Add a ‘constraint integrity loop’ to your coding agent pipeline: (1) compile a machine-checkable checklist (tests, SAST rules, schema contracts), (2) re-run it at every major milestone (after scaffolding, after integration, before merge), and (3) block merges unless the checklist passes. Record diffs of failing checks to pinpoint when drift starts.
Microsoft Research’s Webwright pushes terminal-native web agents toward reusable automation
Webwright is presented as a terminal-native web agent framework that swaps brittle click-trace automation for reusable Playwright scripts, reporting higher scores on long-horizon web benchmarks when paired with a capable model.
The win is less ‘agent magic’ and more software engineering: reusable scripts, modularity, and a single loop that standardizes how the agent observes, acts, and recovers. That can reduce flakiness and make runs more reproducible, but it also shifts risk into the script library and credential handling.
- 01 Reproducibility beats raw autonomy. A smaller set of well-tested scripts often outperforms free-form UI wandering.
- 02 Web agents are security-sensitive by default. The moment you add logins, cookies, or payment flows, you need strict permissioning and audit trails.
- 03 Benchmark gains can hide operational costs. The real KPI is failure recovery: can the agent detect it is stuck, roll back, and try an alternate path safely?
Treat your Playwright (or equivalent) script library like production code: code review, secrets scanning, and integration tests against a staging environment. Add ‘safe mode’ defaults (read-only where possible), and log every navigation/action with a redaction policy for sensitive fields.
NVIDIA’s Gated DeltaNet-2 targets controllable memory updates in linear attention
Gated DeltaNet-2 is described as a linear-attention layer that decouples ‘erase’ and ‘write’ signals when updating a fixed-size recurrent memory state.
As context windows and tool traces grow, memory mechanisms that avoid unbounded KV caches matter for cost and latency. But the key operational question is stability: can you update memory without overwriting important associations or introducing hard-to-debug drift?
- 01 Memory mechanisms are part of model behavior, not just performance. How the model writes and overwrites state affects consistency and long-horizon reasoning.

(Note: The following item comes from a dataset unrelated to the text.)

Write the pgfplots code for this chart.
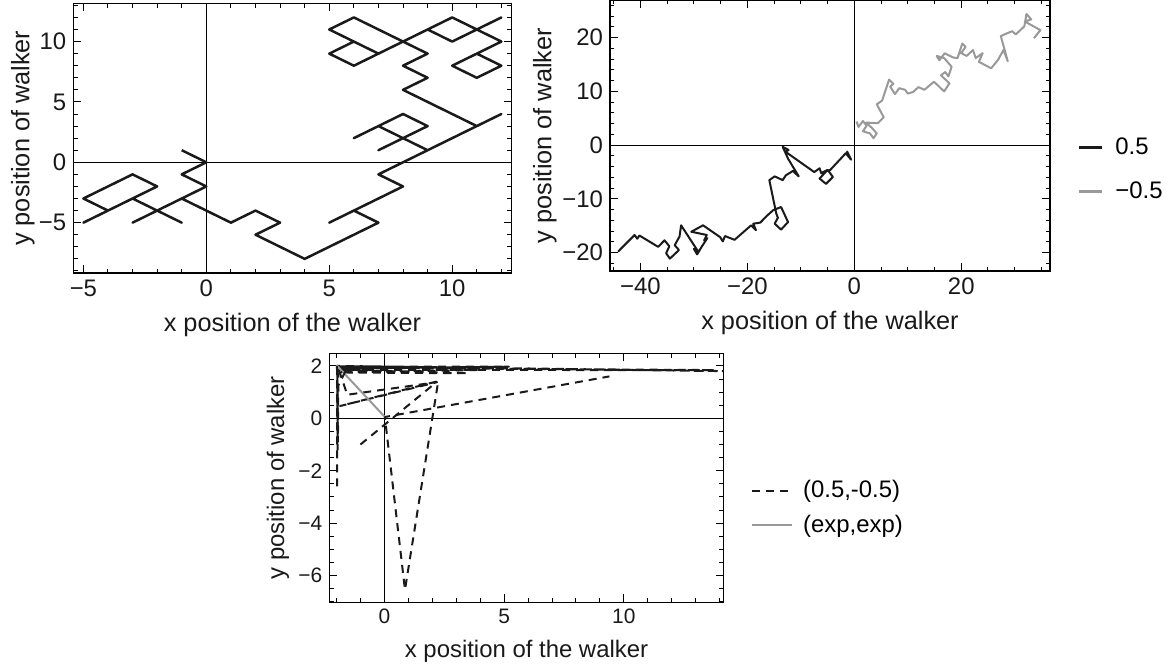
\documentclass[border=0pt]{standalone}
\usepackage{fontspec}
\setmainfont{Liberation Sans}
\usepackage{pgfplots}
\pgfplotsset{compat=1.18}

\definecolor{walkblack}{HTML}{1A1A1A}
\definecolor{walkgray}{HTML}{999999}

\newcommand{\labelfont}{\fontsize{12.7}{15}\selectfont}
\newcommand{\smalllabelfont}{\fontsize{12}{14}\selectfont}

\pgfplotsset{
  walkframe/.style={
    scale only axis, anchor=south west,
    axis line style={black, line width=0.7bp},
    tick pos=both, tick align=inside,
    major tick length=4bp, minor tick length=2.2bp,
    every tick/.style={black, line width=0.5bp},
    tick label style={font=\fontsize{12}{14}\selectfont, text=black!90},
    xlabel={x position of the walker},
    ylabel={y position of walker},
  },
  dashwalk/.style={walkblack, line width=1bp, dash pattern=on 4bp off 3bp, line join=round},
}

\begin{document}
\begin{tikzpicture}
\useasboundingbox (0,0) rectangle (585.5bp,-334bp);

% ---------- lattice walk ----------
\begin{axis}[walkframe,
  at={(36.65bp,-136.5bp)}, width=219.2bp, height=134.85bp,
  xmin=-5.41, xmax=12.42, ymin=-9.17, ymax=13.17,
  xtick={-5,0,5,10}, xticklabels={−5,0,5,10},
  ytick={-5,0,5,10}, yticklabels={−5,0,5,10},
  minor xtick={-5,-4,...,12}, minor ytick={-9,-8,...,13},
  every axis x label/.style={at={(0.5,-0.193)}, anchor=center},
  every axis y label/.style={at={(-0.115,0.5)}, rotate=90, anchor=center},
  xlabel style={font=\labelfont, text=black!90},
  ylabel style={font=\labelfont, text=black!90},
]
\draw[line width=0.6bp] (axis cs:0,-9.17) -- (axis cs:0,13.17);
\draw[line width=0.6bp] (axis cs:-5.41,0) -- (axis cs:12.42,0);
\addplot[walkblack, line width=1.25bp, line join=round] coordinates {
(-1,1) (0,0) (-1,-1) (0,-2) (-1,-3) (-2,-4) (-3,-5) (-2,-4) (-1,-5) (-2,-4)
(-3,-3) (-4,-4) (-5,-5) (-4,-4) (-5,-3) (-4,-2) (-3,-1) (-2,-2) (-3,-3) (-2,-4)
(-1,-3) (0,-4) (1,-5) (2,-4) (3,-5) (2,-6) (3,-7) (4,-8) (5,-7) (6,-6) (7,-5)
(6,-4) (5,-5) (6,-4) (7,-3) (8,-2) (7,-1) (8,0) (9,1) (8,2) (7,1) (8,2) (7,3)
(6,2) (7,3) (8,4) (9,3) (8,2) (9,1) (10,2) (11,3) (12,4) (11,3) (10,4) (9,5)
(8,6) (9,7) (8,8) (9,9) (8,10) (7,11) (6,12) (5,11) (6,10) (5,9) (6,8) (7,9)
(6,10) (7,9) (8,10) (9,11) (10,12) (11,11) (12,12) (11,11) (10,10) (9,11)
(10,10) (11,11) (12,10) (11,9) (10,8) (11,7) (12,8) (11,9)
};
\end{axis}

% ---------- two drifting walks ----------
\begin{axis}[walkframe,
  at={(305bp,-135.5bp)}, width=220bp, height=135.5bp,
  xmin=-45.7, xmax=36.6, ymin=-23.4, ymax=27.0,
  xtick={-40,-20,0,20}, xticklabels={−40,−20,0,20},
  ytick={-20,-10,0,10,20}, yticklabels={−20,−10,0,10,20},
  minor xtick={-45,-40,...,35}, minor ytick={-22,-20,...,26},
  every axis x label/.style={at={(0.5,-0.193)}, anchor=center},
  every axis y label/.style={at={(-0.148,0.5)}, rotate=90, anchor=center},
  xlabel style={font=\labelfont, text=black!90},
  ylabel style={font=\labelfont, text=black!90},
  legend style={at={(1.061,0.3745)}, anchor=west, draw=none, fill=none,
    inner sep=0pt, font=\fontsize{12}{14}\selectfont, row sep=8bp,
    /tikz/every odd column/.append style={column sep=4bp}},
  legend cell align=left,
  legend image code/.code={\draw[#1, line width=1.6bp] (0bp,0bp) -- (11.5bp,0bp);},
]
\draw[line width=0.6bp] (axis cs:0,-23.4) -- (axis cs:0,27.0);
\draw[line width=0.6bp] (axis cs:-45.7,0) -- (axis cs:36.6,0);
\addplot[walkblack, line width=1bp, line join=round] coordinates {
(-44.2,-19.8) (-41.1,-16.7) (-40.6,-17.4) (-40.2,-16.8) (-36.7,-18.9)
(-35.5,-17.7) (-34.6,-18.8) (-35.2,-20.1) (-34.5,-21.1) (-32.8,-19.5)
(-33.6,-18.6) (-32.7,-17.0) (-32.4,-14.9) (-29.2,-19.8) (-30.0,-19.3)
(-29.4,-20.3) (-28.5,-18.8) (-27.5,-17.3) (-28.1,-17.7) (-27.6,-16.7)
(-30.5,-16.1) (-28.3,-14.9) (-25.1,-17.1) (-24.6,-17.9) (-24.2,-16.9)
(-22.4,-17.6) (-19.3,-14.9) (-18.4,-15.8) (-18.9,-14.6) (-17.6,-14.4)
(-16.2,-13.0) (-15.2,-12.1) (-13.7,-11.5) (-12.4,-14.3) (-13.7,-15.7)
(-14.9,-14.6) (-14.3,-13.5) (-14.6,-12.7) (-15.9,-6.5) (-14.9,-5.8)
(-13.4,-6.5) (-12.8,-5.6) (-11.5,-4.8) (-10.4,-5.8) (-12.4,-2.5)
(-13.4,-0.3) (-12.3,-0.9) (-12.9,-1.2) (-7.5,-5.0) (-6.5,-4.3)
(-6.2,-5.2) (-5.0,-4.6) (-4.0,-5.9) (-5.3,-7.2) (-6.5,-6.2)
(-5.2,-4.8) (-4.5,-4.6) (-1.6,-1.5) (-0.6,-2.7) (-1.4,-1.1)
};
\addlegendentry{0.5}
\addplot[walkgray, line width=1bp, line join=round] coordinates {
(0.4,4.4) (0.8,3.4) (1.6,4.5) (2.3,3.6) (1.6,2.6) (2.9,2.2) (3.6,1.3)
(4.2,2.2) (3.3,3.2) (2.2,4.2) (4.4,4.1) (5.5,5.2) (4.2,7.6) (5.2,8.3)
(6.5,12.2) (7.3,11.4) (6.7,10.9) (7.6,9.5) (8.4,10.6) (9.5,10.3)
(10.0,9.6) (11.0,9.9) (12.0,10.8) (13.1,10.3) (14.9,11.8) (16.8,10.0)
(17.8,11.5) (16.2,13.0) (17.0,13.6) (17.6,12.8) (18.2,14.6) (16.8,16.2)
(15.4,16.6) (15.9,15.8) (16.9,17.1) (18.5,16.3) (19.3,16.2) (20.2,18.9)
(20.8,18.3) (20.0,17.1) (21.0,16.6) (22.2,17.7) (22.7,16.2) (24.0,17.1)
(23.3,15.5) (25.6,14.3) (26.9,15.9) (27.9,17.7) (28.7,15.6) (27.4,20.3)
(29.5,21.2) (30.2,20.6) (31.8,22.1) (32.2,24.4) (33.1,23.4) (31.9,23.0)
(34.8,21.4) (33.6,19.9)
};
\addlegendentry{−0.5}
\end{axis}

% ---------- comparison walk ----------
\begin{axis}[walkframe,
  at={(164.65bp,-301.15bp)}, width=197.2bp, height=124.5bp,
  xmin=-2.30, xmax=14.17, ymin=-7.02, ymax=2.48,
  xtick={0,5,10}, xticklabels={0,5,10},
  ytick={-6,-4,-2,0,2}, yticklabels={−6,−4,−2,0,2},
  minor xtick={-2,-1,...,14}, minor ytick={-7,-6.5,...,2.5},
  tick label style={font=\fontsize{10.5}{12}\selectfont, text=black!90},
  every axis x label/.style={at={(0.5,-0.196)}, anchor=center},
  every axis y label/.style={at={(-0.13,0.5)}, rotate=90, anchor=center},
  xlabel style={font=\smalllabelfont, text=black!90},
  ylabel style={font=\smalllabelfont, text=black!90},
  legend style={at={(1.0685,0.3795)}, anchor=west, draw=none, fill=none,
    inner sep=0pt, font=\fontsize{12}{14}\selectfont, row sep=3bp,
    /tikz/every odd column/.append style={column sep=3bp}},
  legend cell align=left,
  legend image code/.code={\draw[#1] (0bp,0bp) -- (20bp,0bp);},
]
\draw[line width=0.6bp] (axis cs:0,-7.02) -- (axis cs:0,2.48);
\draw[line width=0.6bp] (axis cs:-2.30,0) -- (axis cs:14.17,0);
\addplot[dashwalk] coordinates {
(-1.97,-2.6) (-1.97,1.95) (-1.95,-1.2) (-1.96,2.0) (14.3,1.8) (-1.9,1.98)
(5.2,1.97) (-1.85,1.9) (4.2,1.85) (-1.8,1.75) (3.5,1.72) (-1.9,1.85)
(13.8,1.84) (-1.93,1.93) (-1.55,0.9) (2.2,1.38) (-1.85,0.47) (2.25,1.42)
(0.86,-6.54) (0.02,0.05) (9.4,1.6)
};
\addlegendentry{(0.5,-0.5)}
\addplot[walkgray, line width=1bp] coordinates {(0.0,0.07) (-2.0,2.03)};
\addlegendentry{(exp,exp)}
\addplot[dashwalk, forget plot] coordinates {(-1.0,-1.0) (2.2,1.4)};
\addplot[dashwalk, forget plot] coordinates {(-1.98,1.99) (-1.94,-0.9) (-1.92,1.7) (-1.6,1.85) (-1.95,1.2)};
\end{axis}
\end{tikzpicture}
\end{document}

- 02 Decoupling erase/write is a safety lever. It hints at more controllable ‘forget vs. learn’ dynamics, which could reduce catastrophic interference.
- 03 Adoption risk is evaluation. You need stress tests for long-context tasks, distribution shifts, and adversarial prompts that try to poison memory.
If you experiment with memory-efficient attention variants, create a ‘memory regression suite’: long documents, multi-session tasks, and injected false facts. Track not only accuracy, but also persistence of errors (does the model keep repeating a poisoned memory?) and recovery (can it self-correct after seeing ground truth).
AI security is being improvised in production
A TechCrunch piece frames AI security as an in-flight problem, with even large vendors iterating policies and controls as real-world usage evolves.
Cost reality: memory is a dominant share of AI chip component costs
An Epoch AI analysis highlights memory as a large and growing portion of AI chip component costs, reinforcing why memory-efficient architectures and better utilization matter.